How to calculate a return on investment for your marketing campaign
Here at Data Bubble, we will ask you the difficult questions. And yes, we will even sometimes turn away business!!!
Why, you ask?
Because if you aren’t going to get a good return on investment, then we will tell you so.
This is what happened earlier on this month. A client wanted to do a mailing campaign to a list of new prospects. He was selling an item at £20, so his return on investment would need to be very high to make the campaign a success.
He then asked me why he hadn’t been told this by other list brokers? I said I couldn’t comment on other companies, though assured him that we are different from other companies.
I was please to let the prospect go, safe in the knowledge that he knew we are honest & trustworthy, and want what is best for his business.

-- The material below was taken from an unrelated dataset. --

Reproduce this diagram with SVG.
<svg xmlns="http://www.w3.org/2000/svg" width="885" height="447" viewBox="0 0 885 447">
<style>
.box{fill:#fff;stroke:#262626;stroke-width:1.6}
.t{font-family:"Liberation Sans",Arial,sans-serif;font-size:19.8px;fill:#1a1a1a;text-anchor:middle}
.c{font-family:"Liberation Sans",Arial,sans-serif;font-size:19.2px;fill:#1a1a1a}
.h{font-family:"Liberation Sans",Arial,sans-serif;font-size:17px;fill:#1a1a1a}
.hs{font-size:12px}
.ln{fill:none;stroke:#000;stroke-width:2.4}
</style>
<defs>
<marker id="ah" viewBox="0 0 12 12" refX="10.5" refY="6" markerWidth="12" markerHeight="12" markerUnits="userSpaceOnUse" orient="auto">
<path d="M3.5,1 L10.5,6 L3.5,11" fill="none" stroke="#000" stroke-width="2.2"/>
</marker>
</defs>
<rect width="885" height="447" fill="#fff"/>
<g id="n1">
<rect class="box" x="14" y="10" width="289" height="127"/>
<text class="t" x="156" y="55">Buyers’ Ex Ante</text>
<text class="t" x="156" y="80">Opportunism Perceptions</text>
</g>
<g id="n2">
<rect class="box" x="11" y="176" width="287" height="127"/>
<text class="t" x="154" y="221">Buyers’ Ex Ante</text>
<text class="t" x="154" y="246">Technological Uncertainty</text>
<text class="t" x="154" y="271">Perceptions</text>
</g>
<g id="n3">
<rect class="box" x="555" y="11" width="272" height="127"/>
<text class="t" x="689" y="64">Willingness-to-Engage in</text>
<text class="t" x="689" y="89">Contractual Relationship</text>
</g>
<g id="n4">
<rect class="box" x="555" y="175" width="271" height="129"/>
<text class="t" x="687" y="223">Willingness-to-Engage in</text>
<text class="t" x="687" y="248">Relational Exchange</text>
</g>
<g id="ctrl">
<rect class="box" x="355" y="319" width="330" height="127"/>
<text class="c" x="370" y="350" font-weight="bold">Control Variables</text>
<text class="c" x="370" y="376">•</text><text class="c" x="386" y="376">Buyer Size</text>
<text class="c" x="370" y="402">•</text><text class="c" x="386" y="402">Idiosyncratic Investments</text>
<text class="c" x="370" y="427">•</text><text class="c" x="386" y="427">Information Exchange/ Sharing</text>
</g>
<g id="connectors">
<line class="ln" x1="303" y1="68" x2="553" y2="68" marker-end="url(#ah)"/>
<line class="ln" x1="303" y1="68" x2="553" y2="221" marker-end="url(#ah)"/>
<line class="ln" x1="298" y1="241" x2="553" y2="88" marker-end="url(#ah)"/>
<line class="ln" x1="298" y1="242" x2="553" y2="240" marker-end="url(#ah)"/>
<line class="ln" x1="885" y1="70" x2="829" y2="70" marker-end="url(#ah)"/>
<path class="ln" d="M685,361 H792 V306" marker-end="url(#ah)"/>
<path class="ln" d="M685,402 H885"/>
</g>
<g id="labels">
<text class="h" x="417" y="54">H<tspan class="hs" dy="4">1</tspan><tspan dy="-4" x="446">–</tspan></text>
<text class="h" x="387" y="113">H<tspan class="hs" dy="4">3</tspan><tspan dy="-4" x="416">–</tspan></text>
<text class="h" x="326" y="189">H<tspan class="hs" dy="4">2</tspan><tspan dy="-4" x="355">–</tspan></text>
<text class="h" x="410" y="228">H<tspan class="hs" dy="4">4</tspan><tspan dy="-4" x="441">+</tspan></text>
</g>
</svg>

So what is Return On Investment and how do you calculate it?
A common definition of Return on Investment (ROI) involves looking at the cost of a marketing campaign, relative to the profit generated.
You put £2,000 into a marketing campaign.
You sell 50 items at a profit of £100 each, making a total profit of £5,000. This profit is before the cost of the campaign, so we must deduct the campaign costs – i.e. £5,000 profit, less cost £2,000 = £3,000 Net profit
Your Return on this Investment is £3,000 divided by £2,000 x 100 = 150% ROI.
Working out your return on investment ensures that you are spending your money on the best form of marketing.